We are called to dinner; our group gets a prime spot on the floor of Idy's father's house, outside the rest of the clan sits where they can.  We eat, and I am extra careful not to use my left hand - at the house in Dakar I've slipped once or twice, but it's understood that as visitors we don't completely understand the gravity of this offense, although Malaal once corrected S with unusual sternness.  S is a leftie, so this arrangement has been especially difficult for her to adapt to.  Afterward we walk to a small hill about a hundred yards from the house where drummers have begun to practice.  With light still left in the sky, the rest of the clan arrives, dressed to the nines.  There is dancing, and we are pulled into the fray - the teenage girls who had been practicing earlier take me by the hand and there is no refusing them.  A small child had planted herself on my lap and even this is no excuse; the woman next to me takes the toddler from me and I do my best to follow the dancing girl's lead; she stands across from me and looks me in the eye, I mimic her movements to the best of my ability, letting go of my inhibitions, and quite aware that all eyes are on me.  Moments earlier A had slipped and fallen while dancing, which caused quite an uproar.

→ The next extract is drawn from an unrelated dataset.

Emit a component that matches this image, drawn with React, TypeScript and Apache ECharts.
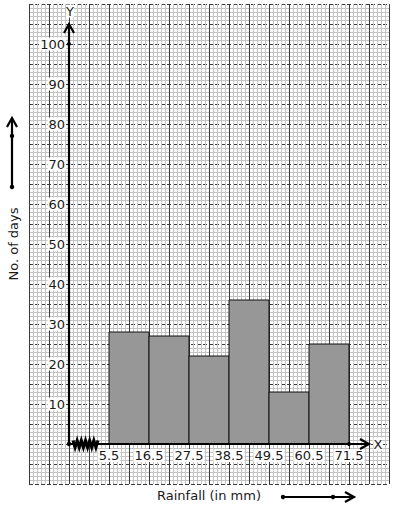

When there is no light left in the sky some men bring loudspeakers and a microphone into the circle and begin singing praises to Idy, who enters the circle and dances to his extended family's delight.  I consider the fact that Idy is related to every single person in this village; I consider that this is where he came from, and that most of what he earns in Chicago is very likely sent back here.  I think about how much of the year he spends away from his family.  Entire villages, I've been told, have no grown men left - they've all gone to Europe or the United States to work, sending their earnings back home, some of them unable to return for years at a time.  I am sad and amazed and in awe all at once.  It is overwhelming, and beautiful, and exhausting. 

On the ride back to Dakar several older women ride with us part of the way; they talk and laugh, and break into song spontaneously, singing praises to Idy.